Task and motion planning for mobile manipulators

• Other Authors: Kavraki, Lydia E.
• Format: Others
• Language: English
• Published: 2013
• Subjects: Applied sciences; Motion planning; Mobile manipulators; Simultaneous tasks; Robots; Robotics; Computer science
• Online Access: http://hdl.handle.net/1911/70458

This thesis introduces new concepts and algorithms that can be used to solve the simultaneous task and motion planning (STAMP) problem. Given a set of actions a robot could perform, the STAMP problem asks for a sequence of actions that takes the robot to its goal and for motion plans that correspond to the actions in that sequence. This thesis shows how to solve the STAMP problem more efficiently and obtain more robust solutions, when compared to previous work. A solution to the STAMP problem is a prerequisite for most operations complex robots such as mobile manipulators are asked to perform. Solving the STAMP problem efficiently thus expands the range of capabilities for mobile manipulators, and the increased robustness of computed solutions can improve safety. A basic sub-problem of the STAMP problem is motion planning.
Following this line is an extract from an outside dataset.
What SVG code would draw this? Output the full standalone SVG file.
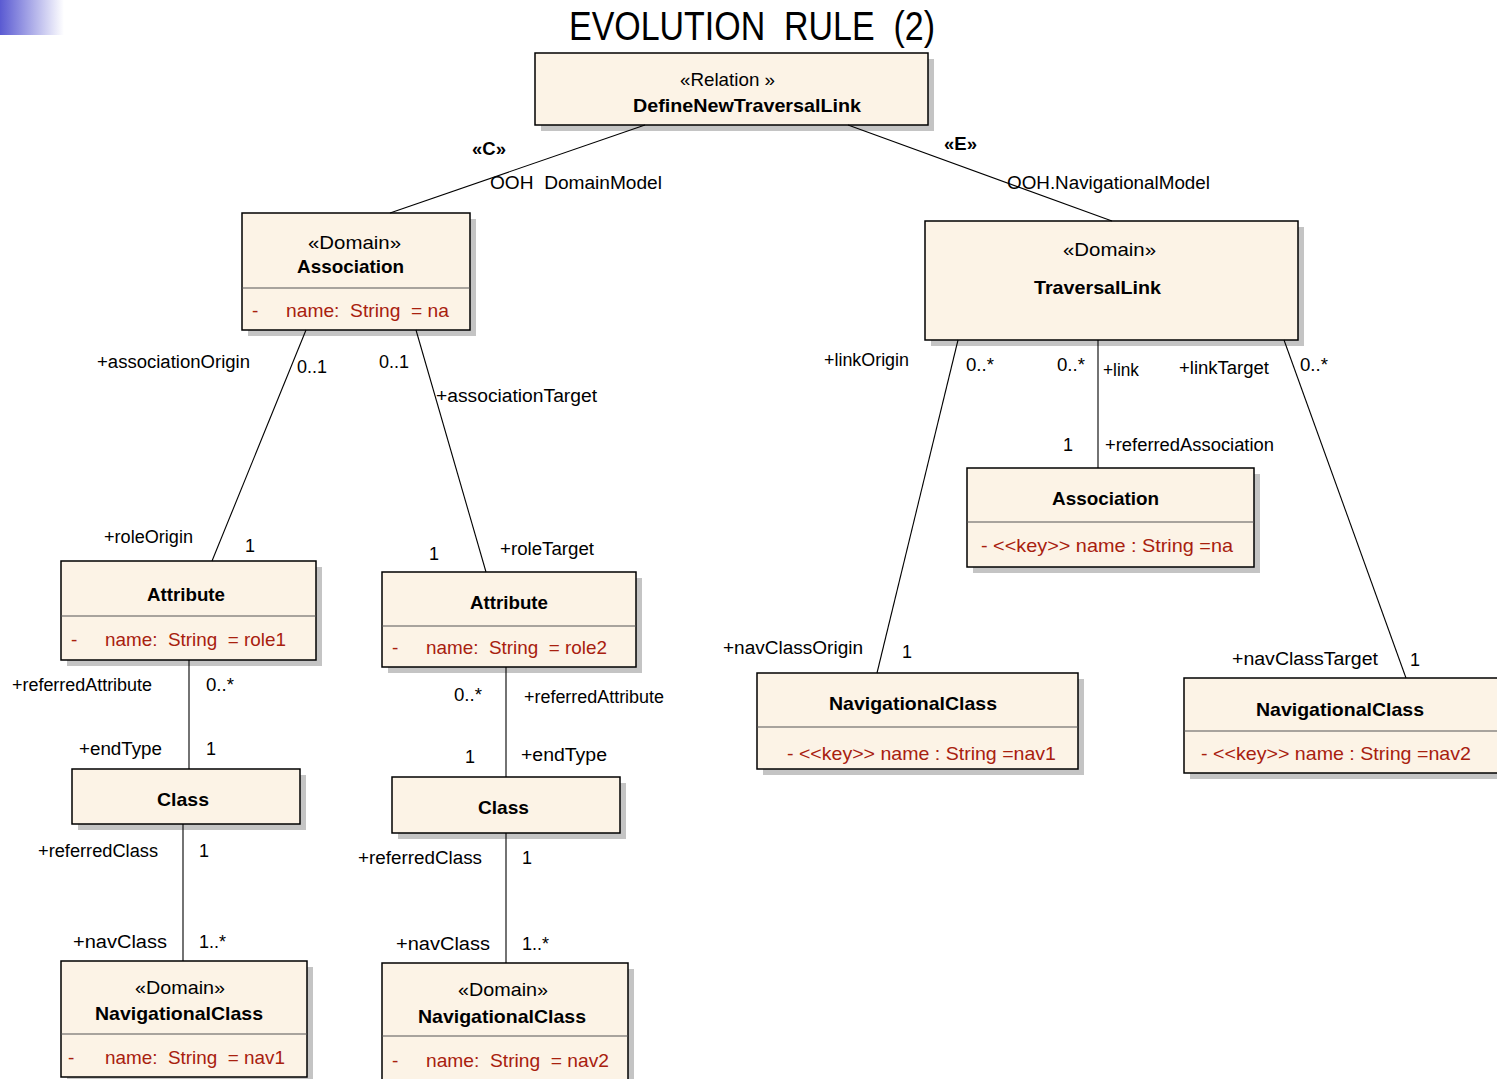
<svg xmlns="http://www.w3.org/2000/svg" width="1497" height="1079" viewBox="0 0 1497 1079">
  <defs>
    <linearGradient id="corner" x1="0" y1="0" x2="1" y2="0">
      <stop offset="0" stop-color="#5a5ad2"/>
      <stop offset="1" stop-color="#ffffff"/>
    </linearGradient>
    <style>
      .box { fill: #fcf3e6; stroke: #000; stroke-width: 1.5; }
      .shadow { fill: #c4c4c4; }
      .sep { stroke: #555; stroke-width: 1.2; }
      .wire { stroke: #000; stroke-width: 1.1; fill: none; }
      text { font-family: "Liberation Sans", Arial, sans-serif; white-space: pre; }
      .lbl { font-size: 18px; fill: #000; }
      .st { font-size: 19px; fill: #000; }
      .nm { font-size: 19px; font-weight: bold; fill: #000; }
      .at { font-size: 19px; fill: #a8200e; }
      .title { font-size: 40px; fill: #000; }
    </style>
  </defs>

  <rect width="1497" height="1079" fill="#fff"/>
  <rect x="0" y="0" width="64" height="35" fill="url(#corner)"/>

  <text class="title" x="569" y="40" textLength="366" lengthAdjust="spacingAndGlyphs">EVOLUTION  RULE  (2)</text>

  <!-- relation -->
  <g id="relation">
    <rect class="shadow" x="541" y="59" width="393" height="72"/>
    <rect class="box" x="535" y="53" width="393" height="72"/>
    <text class="st" x="680" y="86" textLength="95" lengthAdjust="spacingAndGlyphs">«Relation »</text>
    <text class="nm" x="633" y="112" textLength="228" lengthAdjust="spacingAndGlyphs">DefineNewTraversalLink</text>
  </g>

  <!-- domain Association -->
  <g id="domain-association">
    <rect class="shadow" x="248" y="219" width="228" height="117"/>
    <rect class="box" x="242" y="213" width="228" height="117"/>
    <line class="sep" x1="242" y1="288" x2="470" y2="288"/>
    <text class="st" x="308" y="249" textLength="93" lengthAdjust="spacingAndGlyphs">«Domain»</text>
    <text class="nm" x="297" y="273" textLength="107" lengthAdjust="spacingAndGlyphs">Association</text>
    <text class="at" x="252" y="317">-</text>
    <text class="at" x="286" y="317" textLength="163" lengthAdjust="spacingAndGlyphs">name:  String  = na</text>
  </g>

  <!-- domain TraversalLink -->
  <g id="domain-traversallink">
    <rect class="shadow" x="931" y="227" width="373" height="119"/>
    <rect class="box" x="925" y="221" width="373" height="119"/>
    <text class="st" x="1063" y="256" textLength="93" lengthAdjust="spacingAndGlyphs">«Domain»</text>
    <text class="nm" x="1034" y="294" textLength="127" lengthAdjust="spacingAndGlyphs">TraversalLink</text>
  </g>

  <!-- Attribute (origin) -->
  <g id="attribute-origin">
    <rect class="shadow" x="67" y="567" width="255" height="99"/>
    <rect class="box" x="61" y="561" width="255" height="99"/>
    <line class="sep" x1="61" y1="616" x2="316" y2="616"/>
    <text class="nm" x="147" y="601" textLength="78" lengthAdjust="spacingAndGlyphs">Attribute</text>
    <text class="at" x="71" y="646">-</text>
    <text class="at" x="105" y="646" textLength="181" lengthAdjust="spacingAndGlyphs">name:  String  = role1</text>
  </g>

  <!-- Attribute (target) -->
  <g id="attribute-target">
    <rect class="shadow" x="388" y="578" width="254" height="95"/>
    <rect class="box" x="382" y="572" width="254" height="95"/>
    <line class="sep" x1="382" y1="626" x2="636" y2="626"/>
    <text class="nm" x="470" y="609" textLength="78" lengthAdjust="spacingAndGlyphs">Attribute</text>
    <text class="at" x="392" y="654">-</text>
    <text class="at" x="426" y="654" textLength="181" lengthAdjust="spacingAndGlyphs">name:  String  = role2</text>
  </g>

  <!-- Class (origin) -->
  <g id="class-origin">
    <rect class="shadow" x="78" y="775" width="228" height="55"/>
    <rect class="box" x="72" y="769" width="228" height="55"/>
    <text class="nm" x="157" y="806" textLength="52" lengthAdjust="spacingAndGlyphs">Class</text>
  </g>

  <!-- Class (target) -->
  <g id="class-target">
    <rect class="shadow" x="398" y="783" width="228" height="56"/>
    <rect class="box" x="392" y="777" width="228" height="56"/>
    <text class="nm" x="478" y="814" textLength="51" lengthAdjust="spacingAndGlyphs">Class</text>
  </g>

  <!-- domain NavigationalClass (nav1) -->
  <g id="domain-navclass-1">
    <rect class="shadow" x="67" y="967" width="246" height="116"/>
    <rect class="box" x="61" y="961" width="246" height="116"/>
    <line class="sep" x1="61" y1="1034" x2="307" y2="1034"/>
    <text class="st" x="135" y="994" textLength="90" lengthAdjust="spacingAndGlyphs">«Domain»</text>
    <text class="nm" x="95" y="1020" textLength="168" lengthAdjust="spacingAndGlyphs">NavigationalClass</text>
    <text class="at" x="68" y="1064">-</text>
    <text class="at" x="105" y="1064" textLength="180" lengthAdjust="spacingAndGlyphs">name:  String  = nav1</text>
  </g>

  <!-- domain NavigationalClass (nav2) -->
  <g id="domain-navclass-2">
    <rect class="shadow" x="388" y="969" width="246" height="125"/>
    <rect class="box" x="382" y="963" width="246" height="125"/>
    <line class="sep" x1="382" y1="1036" x2="628" y2="1036"/>
    <text class="st" x="458" y="996" textLength="90" lengthAdjust="spacingAndGlyphs">«Domain»</text>
    <text class="nm" x="418" y="1023" textLength="168" lengthAdjust="spacingAndGlyphs">NavigationalClass</text>
    <text class="at" x="392" y="1067">-</text>
    <text class="at" x="426" y="1067" textLength="183" lengthAdjust="spacingAndGlyphs">name:  String  = nav2</text>
  </g>

  <!-- Association (key) -->
  <g id="association">
    <rect class="shadow" x="973" y="474" width="287" height="99"/>
    <rect class="box" x="967" y="468" width="287" height="99"/>
    <line class="sep" x1="967" y1="522" x2="1254" y2="522"/>
    <text class="nm" x="1052" y="505" textLength="107" lengthAdjust="spacingAndGlyphs">Association</text>
    <text class="at" x="981" y="552" textLength="252" lengthAdjust="spacingAndGlyphs">- &lt;&lt;key&gt;&gt; name : String =na</text>
  </g>

  <!-- NavigationalClass (origin) -->
  <g id="navclass-origin">
    <rect class="shadow" x="763" y="679" width="321" height="96"/>
    <rect class="box" x="757" y="673" width="321" height="96"/>
    <line class="sep" x1="757" y1="727" x2="1078" y2="727"/>
    <text class="nm" x="829" y="710" textLength="168" lengthAdjust="spacingAndGlyphs">NavigationalClass</text>
    <text class="at" x="787" y="760" textLength="269" lengthAdjust="spacingAndGlyphs">- &lt;&lt;key&gt;&gt; name : String =nav1</text>
  </g>

  <!-- NavigationalClass (target) -->
  <g id="navclass-target">
    <rect class="shadow" x="1190" y="684" width="330" height="95"/>
    <rect class="box" x="1184" y="678" width="330" height="95"/>
    <line class="sep" x1="1184" y1="731" x2="1514" y2="731"/>
    <text class="nm" x="1256" y="716" textLength="168" lengthAdjust="spacingAndGlyphs">NavigationalClass</text>
    <text class="at" x="1201" y="760" textLength="270" lengthAdjust="spacingAndGlyphs">- &lt;&lt;key&gt;&gt; name : String =nav2</text>
  </g>

  <!-- connectors, drawn over the node shadows -->
  <g id="connectors">
    <line class="wire" x1="645" y1="125" x2="390" y2="213"/>
    <line class="wire" x1="848" y1="125" x2="1112" y2="221"/>
    <line class="wire" x1="306" y1="330" x2="212" y2="561"/>
    <line class="wire" x1="416" y1="330" x2="486" y2="572"/>
    <line class="wire" x1="189" y1="660" x2="189" y2="769"/>
    <line class="wire" x1="183" y1="824" x2="183" y2="961"/>
    <line class="wire" x1="506" y1="667" x2="506" y2="777"/>
    <line class="wire" x1="506" y1="833" x2="506" y2="963"/>
    <line class="wire" x1="958" y1="340" x2="877" y2="673"/>
    <line class="wire" x1="1098" y1="340" x2="1098" y2="468"/>
    <line class="wire" x1="1284" y1="340" x2="1406" y2="678"/>

    <text class="lbl" font-weight="bold" x="472" y="155" textLength="34" lengthAdjust="spacingAndGlyphs">«C»</text>
    <text class="lbl" x="490" y="189" textLength="172" lengthAdjust="spacingAndGlyphs">OOH  DomainModel</text>
    <text class="lbl" font-weight="bold" x="944" y="150" textLength="33" lengthAdjust="spacingAndGlyphs">«E»</text>
    <text class="lbl" x="1007" y="189" textLength="203" lengthAdjust="spacingAndGlyphs">OOH.NavigationalModel</text>

    <text class="lbl" x="97" y="368" textLength="153" lengthAdjust="spacingAndGlyphs">+associationOrigin</text>
    <text class="lbl" x="297" y="373" textLength="30" lengthAdjust="spacingAndGlyphs">0..1</text>
    <text class="lbl" x="379" y="368" textLength="30" lengthAdjust="spacingAndGlyphs">0..1</text>
    <text class="lbl" x="436" y="402" textLength="161" lengthAdjust="spacingAndGlyphs">+associationTarget</text>
    <text class="lbl" x="104" y="543" textLength="89" lengthAdjust="spacingAndGlyphs">+roleOrigin</text>
    <text class="lbl" x="245" y="552">1</text>
    <text class="lbl" x="429" y="560">1</text>
    <text class="lbl" x="500" y="555" textLength="94" lengthAdjust="spacingAndGlyphs">+roleTarget</text>

    <text class="lbl" x="12" y="691" textLength="140" lengthAdjust="spacingAndGlyphs">+referredAttribute</text>
    <text class="lbl" x="206" y="691" textLength="28" lengthAdjust="spacingAndGlyphs">0..*</text>
    <text class="lbl" x="79" y="755" textLength="83" lengthAdjust="spacingAndGlyphs">+endType</text>
    <text class="lbl" x="206" y="755">1</text>
    <text class="lbl" x="38" y="857" textLength="120" lengthAdjust="spacingAndGlyphs">+referredClass</text>
    <text class="lbl" x="199" y="857">1</text>
    <text class="lbl" x="73" y="948" textLength="94" lengthAdjust="spacingAndGlyphs">+navClass</text>
    <text class="lbl" x="199" y="948" textLength="27" lengthAdjust="spacingAndGlyphs">1..*</text>

    <text class="lbl" x="454" y="701" textLength="28" lengthAdjust="spacingAndGlyphs">0..*</text>
    <text class="lbl" x="524" y="703" textLength="140" lengthAdjust="spacingAndGlyphs">+referredAttribute</text>
    <text class="lbl" x="465" y="763">1</text>
    <text class="lbl" x="521" y="761" textLength="86" lengthAdjust="spacingAndGlyphs">+endType</text>
    <text class="lbl" x="358" y="864" textLength="124" lengthAdjust="spacingAndGlyphs">+referredClass</text>
    <text class="lbl" x="522" y="864">1</text>
    <text class="lbl" x="396" y="950" textLength="94" lengthAdjust="spacingAndGlyphs">+navClass</text>
    <text class="lbl" x="522" y="950" textLength="27" lengthAdjust="spacingAndGlyphs">1..*</text>

    <text class="lbl" x="824" y="366" textLength="85" lengthAdjust="spacingAndGlyphs">+linkOrigin</text>
    <text class="lbl" x="966" y="371" textLength="28" lengthAdjust="spacingAndGlyphs">0..*</text>
    <text class="lbl" x="1057" y="371" textLength="28" lengthAdjust="spacingAndGlyphs">0..*</text>
    <text class="lbl" x="1103" y="376" textLength="36" lengthAdjust="spacingAndGlyphs">+link</text>
    <text class="lbl" x="1179" y="374" textLength="90" lengthAdjust="spacingAndGlyphs">+linkTarget</text>
    <text class="lbl" x="1300" y="371" textLength="28" lengthAdjust="spacingAndGlyphs">0..*</text>
    <text class="lbl" x="1063" y="451">1</text>
    <text class="lbl" x="1105" y="451" textLength="169" lengthAdjust="spacingAndGlyphs">+referredAssociation</text>
    <text class="lbl" x="723" y="654" textLength="140" lengthAdjust="spacingAndGlyphs">+navClassOrigin</text>
    <text class="lbl" x="902" y="658">1</text>
    <text class="lbl" x="1232" y="665" textLength="146" lengthAdjust="spacingAndGlyphs">+navClassTarget</text>
    <text class="lbl" x="1410" y="666">1</text>
  </g>
</svg>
This thesis generalizes KPIECE, a sampling-based motion planning algorithm designed specifically for planning in high-dimensional spaces. KPIECE offers computational advantages by employing projections from the searched space to lower-dimensional Euclidean spaces for estimating exploration coverage. This thesis further develops the original KPIECE algorithm by introducing a means to automatically generate projections to lower-dimensional Euclidean spaces. KPIECE and other state-of-the-art algorithms are implemented as part the Open Motion Planning Library (OMPL), and the practical applicability of KPIECE and OMPL is demonstrated on the PR2 hardware platform. To solve the STAMP problem, this thesis introduces the concept of a task motion multigraph (TMM), a data structure that can express the ability of mobile manipulators to perform specific tasks using different hardware components. The choice of hardware components determines the state space for motion planning. An algorithm that prioritizes the state spaces for motion planning using TMMs is presented and evaluated. Experimental results show that planning times are reduced by a factor of up to six and solution paths are shortened by a factor of up to four, when considering the available planning options. Finally, an algorithm that considers uncertainty at the task planning level based on generating Markov Decision Process (MDP) problems from TMMs is introduced.